…Continuação da postagem de 19ago2018
INICIAVA bem cedo para mim aquela longa e agitada jornada. Às cinco e meia da matina, em companhia de minha mãe e o velho Antônio Rodrigues, meu tio, encontrava-me na estação de passageiros do aeroporto, que naquele tempo era destacada da estação de voos comerciais. O avião da FAB, um Bandeirante administrativo estava lá no pátio estacionado, onde havia pernoitado. O mecânico de voo já o inspecionava, checando tudo o que era necessário para dar a aeronave como pronta para longa viagem a que se destinava, conforme ordem de missão, em procedimentos que mais tarde eu conheceria como pré-voo. O Bandera cruzaria o Brasil de norte a sul, sobrevoando seis Estados brasileiros, destino Rio de Janeiro, em minha primeira viagem aérea. Faria escala técnica em dois aeródromos: Carolina e Brasília.
O Garoto, tímido, ingênuo e simplório, estava por entrar num mundo estranho, diverso, distinto do que havia experimentado até então. Estaria preparado? Não. Dona Maria, porém, ficaria rezando pelo êxito do primogênito nas mais desafiantes questões e problemas que enfrentaria naqueles dois anos vindouros e também nos subsequentes.
Principiava o primeiro grande acontecimento da minha vida. Além de nascer e sobreviver, posso dizer, que ingressar na Aeronáutica em 1977, aos dezesseis anos, foi um fato extremamente marcante, um divisor de águas, uma grande experiência que durou trinta anos e cujos frutos colho até hoje. Todos os fatos seguintes, direta ou indiretamente, viriam em decorrência dessa vivência significativa na história do Garoto ingênuo, simples e pouco preparado intelectualmente, inocente de quase tudo, desprovido de qualquer maldade.
É de se supor, ao lerem estas linhas, que nutro uma relação dúbia, por vezes romântica e carinhosa, outras conflituosa e amarga com a instituição que me abriu as portas do mercado de trabalho, não me deixando desempregado um dia sequer. Realmente foi, como antecipei, uma relação tempestuosa, revezando altos e baixos, fases empolgantes e vitoriosas mescladas com períodos de dissabores e indiferenças. Os espinhos e pedras que me esperavam, que, aos trancos e barrancos, fui superando.
Foi assim em toda a minha vida. Os acontecimentos foram me arrastando, de forma que o Garoto nada calculava ou planejava sobre o futuro, nem próximo nem distante. Até então nada me ocorrera um momento sequer sobre a vida futura, o trabalho, família, nada disso.

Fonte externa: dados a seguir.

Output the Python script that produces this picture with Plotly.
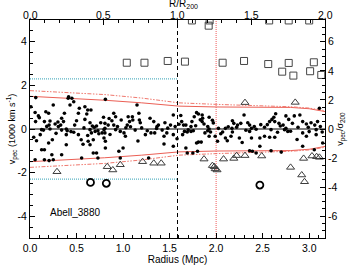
import plotly.graph_objects as go

# ---------------- data (R in Mpc, v in 1000 km/s) ----------------
R200_MPC = 1.585
R_LIMIT = 2.0
V_CUT = 2.3
SIGMA_RATIO = 7.5 / 5.0

member_r = [0.062, 0.01, 0.055, 0.17, 0.20, 0.06, 0.155, 0.215, 0.25, 0.27, 0.205, 0.34, 0.36, 0.33, 0.305,
            0.41, 0.45, 0.43, 0.47, 0.37, 0.52, 0.50, 0.48, 0.59, 0.62, 0.655, 0.61, 0.59, 0.645, 0.67,
            0.715, 0.76, 0.79, 0.145, 0.215, 0.34, 0.39, 0.415, 0.81,
            0.90, 0.92, 0.88, 0.805, 0.84, 0.805, 0.90, 0.98, 1.055, 1.07, 1.10, 1.105, 1.045, 1.15, 1.17,
            1.175, 1.185, 1.13, 1.29, 1.33, 1.38, 1.365, 1.45, 1.51, 1.54, 1.56, 0.94,
            1.63, 1.65, 1.675, 1.74, 1.73, 1.765, 1.79, 1.81, 1.85, 1.855, 1.85, 1.87, 1.91, 1.925, 1.925,
            2.025, 2.10, 2.175, 2.19, 2.23, 2.265, 2.30, 2.34, 2.36, 2.17,
            2.38, 2.41, 2.43, 2.52, 2.575, 2.60, 2.62, 2.63, 2.675, 2.69, 2.72, 2.75, 2.75, 2.78, 2.82,
            2.84, 2.90, 2.93, 2.97, 3.02, 3.06, 3.09, 3.11, 3.12,
            0.125, 0.11, 0.07, 0.20, 0.24, 0.125, 0.155, 0.055, 0.155, 0.205, 0.25, 0.235, 0.34, 0.39,
            0.39, 0.52, 0.55, 0.555, 0.645, 0.66, 0.70, 0.73, 0.625, 0.645, 0.68, 0.68, 0.715, 0.73, 0.775, 0.40,
            0.795, 0.805, 0.795, 0.81, 0.81, 0.92, 0.97, 1.01, 1.025, 1.0, 0.955, 0.97, 1.24, 1.30, 1.34,
            1.275, 1.44, 1.44, 1.47, 1.54, 1.54,
            1.64, 1.66, 1.69, 1.73, 1.755, 1.675, 1.69, 1.75, 1.79, 1.81, 1.84, 1.80, 1.91, 1.94, 1.925,
            1.99, 2.015, 2.07, 2.10, 2.12, 2.175, 2.16, 2.25, 2.36, 2.36,
            2.38, 2.47, 2.52, 2.575, 2.63, 2.59, 2.735, 2.77, 2.93, 2.97, 3.075, 3.075, 2.47, 2.39, 2.43,
            2.59, 2.70, 2.93, 3.055, 3.145,
            0.04, 0.09, 0.28, 0.47, 0.58, 0.86, 1.20, 1.42, 1.60, 2.05, 2.48, 2.88, 3.00, 1.08, 0.62,
            2.22, 2.66, 1.36, 0.30, 1.97,
            0.18, 0.44, 0.69, 0.74, 1.03, 1.26, 1.48, 1.70, 1.78, 1.88, 2.13, 2.32, 2.55, 2.80, 2.99, 3.14,
            0.10, 0.57, 0.85, 1.16, 1.58, 1.83, 2.28, 2.64, 2.87, 1.96, 0.53, 1.62]
member_v = [1.44, 1.02, 0.76, 0.79, 0.72, 0.34, 0.34, 0.37, 1.10, 0.23, 0.18, 0.49, 0.34, 0.18, 0.11,
            1.41, 1.41, 1.10, 1.25, 0.72, 0.72, 0.38, 0.18, 1.02, 0.87, 0.87, 0.69, 0.44, 0.29, 0.14,
            0.14, 0.29, 0.54, -0.05, 0.0, -0.05, 0.0, 1.48, 1.36,
            0.72, 0.56, 0.38, 0.26, 0.18, 0.03, 0.18, 0.41, 0.56, 0.34, 0.56, 0.41, 0.18, 1.10, 0.72,
            0.41, 0.29, -0.05, 0.49, 0.34, 0.18, 0.11, 0.29, 0.18, 0.64, 0.11, 0.11,
            0.34, 0.18, 0.18, 0.34, 0.11, 0.56, 0.75, 0.69, 0.64, 0.49, 0.34, 0.23, 0.11, 0.54, 0.0,
            0.03, 0.03, 0.38, 0.26, 0.18, 0.26, 0.64, 0.29, 0.18, 0.03,
            0.03, 0.11, -0.01, 0.08, 0.34, 0.44, 0.54, 0.34, 0.26, 0.14, 0.18, 0.03, 0.60, 0.44, 0.26,
            0.60, 0.64, 0.34, 0.23, 0.29, 0.18, 0.34, 0.95, 0.11,
            -0.03, -0.26, -0.54, -0.64, -0.49, -0.95, -0.95, -1.41, -1.41, -1.45, -1.41, -1.18, -1.18, -0.26,
            -0.72, -0.26, -0.49, -1.33, -0.03, -0.18, -0.11, -0.08, -0.56, -0.72, -0.49, -1.10, -1.10, -1.33, -0.18, -0.08,
            -0.03, -0.18, -0.41, -0.56, -0.87, -0.03, -0.11, -0.18, -0.33, -0.87, -1.02, -1.33, -0.26, -0.18, -0.18,
            -1.33, -0.33, -0.69, -0.18, -0.26, -0.79,
            -0.26, -0.11, -0.14, -0.11, -0.08, -0.87, -1.10, -1.10, -0.64, -0.60, -0.60, -1.02, -0.08, -0.14, -0.33,
            -0.33, -0.56, -0.14, -0.41, -0.54, -0.14, -0.33, -0.41, -0.11, -1.00,
            -0.41, -0.41, -0.33, -0.38, -0.38, -0.03, -0.03, -0.11, -0.18, -0.33, -0.26, -0.03, -0.79, -1.02, -1.10,
            -1.00, -1.06, -0.79, -0.95, -0.64,
            -0.38, 0.60, -0.20, -0.15, 0.05, -0.25, 0.05, -0.05, 0.22, -0.22, 0.20, 0.08, -0.12, 0.10, -0.30,
            0.08, -0.15, 0.02, 0.32, 0.28,
            0.12, -0.12, 0.08, -0.22, 0.06, -0.08, 0.04, -0.04, 0.15, -0.18, 0.10, -0.06, 0.20, -0.10, 0.08, -0.14,
            0.52, -0.70, 0.48, -0.55, -0.45, 0.42, -0.62, 0.70, -0.48, 0.40, 0.95, 0.62]

square_r = [1.04, 1.23, 1.48, 1.665, 2.07, 2.30, 2.56, 2.78, 2.71, 2.83, 3.01, 3.05, 3.13,
            1.74, 1.93, 1.92, 2.57, 2.78, 3.00]
square_v = [3.04, 3.04, 3.12, 3.09, 3.04, 3.12, 2.98, 3.03, 2.63, 2.45, 2.65, 3.06, 2.48,
            4.98, 4.98, 4.74, 4.98, 4.98, 4.98]

tri_r = [2.31, 2.85,
         0.29, 0.83, 0.89, 0.97, 1.21, 1.33, 1.41, 1.87, 1.96, 1.98, 1.99, 2.01, 2.08, 2.19, 2.22,
         2.31, 2.49, 2.80, 2.94, 2.92, 2.95, 3.03, 3.08, 3.11]
tri_v = [1.21, 1.22,
         -1.96, -1.73, -1.88, -1.64, -1.50, -1.57, -1.57, -1.38, -1.68, -1.73, -1.83, -1.88, -1.38, -1.35, -1.22,
         -1.22, -1.24, -1.76, -1.35, -2.11, -2.42, -1.24, -1.27, -1.30]

circ_r = [0.65, 0.82, 2.47]
circ_v = [-2.45, -2.49, -2.57]

caustic_r = [0.0, 0.4, 0.8, 1.2, 1.6, 2.0, 2.4, 2.8, 3.0, 3.17]
caustic_solid = [1.50, 1.42, 1.32, 1.20, 1.05, 1.01, 0.99, 0.99, 0.93, 0.80]
caustic_dash = [1.76, 1.68, 1.58, 1.42, 1.20, 1.13, 1.09, 1.02, 0.96, 0.84]

x_ticks = [0.0, 0.5, 1.0, 1.5, 2.0, 2.5, 3.0]
top_ticks = [0.0, 0.5, 1.0, 1.5, 2.0]
left_ticks = [-4, -2, 0, 2, 4]
right_ticks = [-6, -4, -2, 0, 2, 4, 6]

X_MAX = 3.17
Y_MAX = 5.0

# ---------------- figure ----------------
fig = go.Figure()

RED = "rgb(235,95,85)"
RED_LIGHT = "rgb(240,120,110)"
CYAN = "rgb(90,180,195)"
DASH_DOT = "4px,1.5px,1.5px,1.5px,1.5px,1.5px"

fig.add_trace(go.Scatter(x=caustic_r, y=caustic_solid, mode="lines",
                         line=dict(color=RED, width=1), hoverinfo="skip"))
fig.add_trace(go.Scatter(x=caustic_r, y=[-v for v in caustic_solid], mode="lines",
                         line=dict(color=RED, width=1), hoverinfo="skip"))
fig.add_trace(go.Scatter(x=caustic_r, y=caustic_dash, mode="lines",
                         line=dict(color=RED_LIGHT, width=1, dash=DASH_DOT), hoverinfo="skip"))
fig.add_trace(go.Scatter(x=caustic_r, y=[-v for v in caustic_dash], mode="lines",
                         line=dict(color=RED_LIGHT, width=1, dash=DASH_DOT), hoverinfo="skip"))

for s in (1, -1):
    fig.add_trace(go.Scatter(x=[0, R200_MPC], y=[s * V_CUT, s * V_CUT], mode="lines",
                             line=dict(color=CYAN, width=1.3, dash="1px,1px"), hoverinfo="skip"))

fig.add_trace(go.Scatter(x=[0, X_MAX], y=[0, 0], mode="lines",
                         line=dict(color="black", width=1), hoverinfo="skip"))
fig.add_trace(go.Scatter(x=[R200_MPC, R200_MPC], y=[-Y_MAX, Y_MAX], mode="lines",
                         line=dict(color="black", width=1, dash="4px,3px"), hoverinfo="skip"))
fig.add_trace(go.Scatter(x=[R_LIMIT, R_LIMIT], y=[-Y_MAX, Y_MAX], mode="lines",
                         line=dict(color="rgb(240,90,90)", width=1, dash="1px,1px"), hoverinfo="skip"))

fig.add_trace(go.Scatter(x=member_r, y=member_v, mode="markers",
                         marker=dict(symbol="circle", size=3.6, color="black"), hoverinfo="skip"))
fig.add_trace(go.Scatter(x=square_r, y=square_v, mode="markers",
                         marker=dict(symbol="square-open", size=7, color="rgb(70,70,70)",
                                     line=dict(width=1)), hoverinfo="skip"))
fig.add_trace(go.Scatter(x=tri_r, y=tri_v, mode="markers",
                         marker=dict(symbol="triangle-up-open", size=7, color="rgb(60,60,60)",
                                     line=dict(width=1)), hoverinfo="skip"))
fig.add_trace(go.Scatter(x=circ_r, y=circ_v, mode="markers",
                         marker=dict(symbol="circle-open", size=7, color="black",
                                     line=dict(width=1.8)), hoverinfo="skip"))

fig.add_trace(go.Scatter(x=[0], y=[0], xaxis="x2", yaxis="y2", mode="markers",
                         marker=dict(opacity=0), hoverinfo="skip"))

FAMILY = "Liberation Sans, Arial, sans-serif"
font = dict(family=FAMILY, size=10.5, color="black")

axis_common = dict(showgrid=False, zeroline=False, showline=True, linecolor="black", linewidth=1,
                   ticks="inside", ticklen=5, tickwidth=1, tickcolor="black", tickfont=font,
                   automargin=False)

fig.update_layout(
    width=349, height=265,
    margin=dict(l=29.5, r=24, t=20, b=27, autoexpand=False),
    paper_bgcolor="white", plot_bgcolor="white",
    showlegend=False, font=font,
    xaxis=dict(range=[0, X_MAX], tickvals=x_ticks, ticktext=[f"{t:.1f}" for t in x_ticks],
               minor=dict(dtick=0.1, ticks="inside", ticklen=3, tickcolor="black"),
               title=dict(text="Radius (Mpc)", font=dict(family=FAMILY, size=10, color="black"), standoff=0),
               **axis_common),
    xaxis2=dict(range=[0, X_MAX / R200_MPC], overlaying="x", side="top",
                tickvals=top_ticks, showticklabels=False,
                minor=dict(dtick=0.1, ticks="inside", ticklen=3, tickcolor="black"),
                **axis_common),
    yaxis=dict(range=[-Y_MAX, Y_MAX], tickvals=left_ticks, ticktext=[str(t) for t in left_ticks],
               minor=dict(dtick=0.5, ticks="inside", ticklen=3, tickcolor="black"),
               title=dict(text="v<sub>pec</sub> (1000 km s<sup>-1</sup>)",
                          font=dict(family=FAMILY, size=9, color="black"), standoff=0),
               **axis_common),
    yaxis2=dict(range=[-Y_MAX * SIGMA_RATIO, Y_MAX * SIGMA_RATIO], overlaying="y", side="right",
                tickvals=right_ticks, ticktext=[str(t) for t in right_ticks],
                minor=dict(dtick=0.5, ticks="inside", ticklen=3, tickcolor="black"),
                title=dict(text="v<sub>pec</sub>/σ<sub>200</sub>",
                           font=dict(family=FAMILY, size=9, color="black"), standoff=0),
                **axis_common),
)

# top axis tick labels (R/R200)
for t in top_ticks:
    fig.add_annotation(text=f"{t:.1f}", xref="x2", yref="paper", x=t, y=1.0, yanchor="bottom",
                       yshift=-3, showarrow=False, font=font)

fig.add_annotation(text="R/R<sub>200</sub>", xref="paper", yref="paper", x=0.52, y=1.0,
                   yshift=8, showarrow=False, font=dict(family=FAMILY, size=10, color="black"),
                   yanchor="bottom")
fig.add_annotation(text="Abell_3880", xref="x", yref="y", x=0.19, y=-3.84, xanchor="left",
                   showarrow=False, font=dict(family=FAMILY, size=10, color="black"))

fig.write_html("out.html", config={"displayModeBar": False},
               post_script="document.body.style.margin='0';")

Ia ao sabor do vento e da vida.
Um dia minha mãe, a dona Maria, caminhava pelo centro de Belém quando recebeu da mão de alguém um panfleto. A propaganda dizia assim:
“Jovem, este é o seu caminho! Estude por conta do governo.”
Era uma propaganda irresistível, mais ainda para filhos de família pobre, que era o meu caso.
Naquele tempo os filhos eram obedientes aos pais e se minha mãe mandava estudar e prestar concurso não havia o que discutir. Matriculado num curso preparatório, que funcionava no antigo colégio Ciências & Letras, passei a devorar as apostilas de Português, Matemática e Ciências, dentro das minhas limitações intelectuais. Além de mim, na minha rua havia mais dois jovens: o Alcemir e o Raimundo, que também prestaram concurso para a Escola de Especialista de Aeronáutica, uma instituição sobre cuja existência antes jamais meus ouvidos sequer haviam escudado.
Dos três era eu talvez o menos preparado porém o mais aplicado aos estudos. No entanto, o grau de dificuldade dos exames intelectuais não me davam tanta esperança. O ginásio da Escola de Educação Física estava cheio e eu ouvia dizerem que poucos, em torno de cinco e ou seis do Pará, logravam êxito. Por isso foi uma surpresa quando vi meu nome na lista dos convocados para o exame seguinte: o Psicoteste, famoso por reprovar tanta gente.
Nem ao menos desconfiei de que meus companheiros de concurso ficaram com ressentimentos ou inveja. Somente mais tarde fui saber.
Diziam que o teste se destinava a saber quem era louco ou se havia algum homossexual. Nada disso. Ocorre que as escolas militares chamavam sempre um número maior, de quinze a vinte por cento, de candidatos, todos em ordem de média de notas. Reprovados alguns e reunindo os quinhentos candidatos à matrícula, os demais com as menores médias seriam ignorados. Fiz os exames e a entrevista com o major Ênis, não sei se engenheiro, especialista ou aviador. Quando chegou a data, corri ao QG (era assim que chamávamos a sede do Primeiro Comando Aéreo Regional – I Comar) e, …
… para a minha decepção, meu nome não estava entre os dos dezesseis felizardos.